Gary nodded and shoveled half a fried egg in his mouth. “That’s why,” he said with his mouth full. “Why they look like they do, I mean. The rest of her is kind of slim, but her feet are wide and smooth and brown like a gypsy’s maybe, or a peasant’s. You see her barefoot and you’ll know what I mean. I always liked her feet. First time she ever met my mother she had little bare sandals on and her hair piled high and I was so proud of her I said, ‘Mama, this is Joanne Hawkes. See her peasant feet? ‘
“And after we were alone again, you should have seen the row. She kept saying, ‘I’ve never been so embarrassed in my life before; see my peasant feet, see my peasant feet?’ and kicked me in the shin with one of them peasant feet so hard I can still feel it if I think on it awhile. That’s why she said I was bad-mannered. That and this door-opening business. I believe in opening a car door for a girl when she gets in, mind you. But when she gets out, well, she just sits and sits useless in the car while you get out and plod all the way around to the other side …”
He held his hand out toward the cream pitcher and Ben Joe, mesmerized, placed it in his hand while he kept staring at Gary’s face.

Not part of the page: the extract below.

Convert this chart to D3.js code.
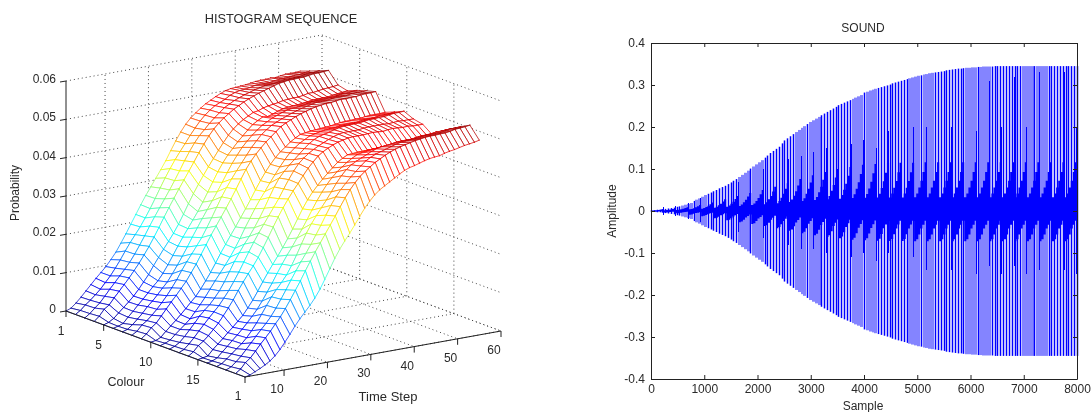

“So, “ Gary said, “I went off on a fishing boat named the Sagacity one weekend with a fellow from Norfolk. Figured there wasn’t any use staying around right then. Joanne said she didn’t trust me far as she could throw a tractor and then went and accepted five dates for that weekend. Five, mind you. There was this about Joanne back then: seems she liked drawing people to her. Once she got them, she sort of forgot what she was planning to do with them, like. But if you drew away, she’d be out to draw you to her again. So when she heard I had left she got them to radio the Sagacity to come in again. Saturday, it was. They kept calling the Sagacity but the catch was this: it was a borrowed boat and me and my buddy, who was the captain, thought its name was the Saga City. We didn’t connect them, you see. Makes a difference. So the man told Joanne there wasn’t an answer and he didn’t know what could be the trouble, and she started crying and all; and by the time the mess was straightened out we were on dry land again and Joanne had her arms around my neck and said she’d marry me. That was quite some day,” he said.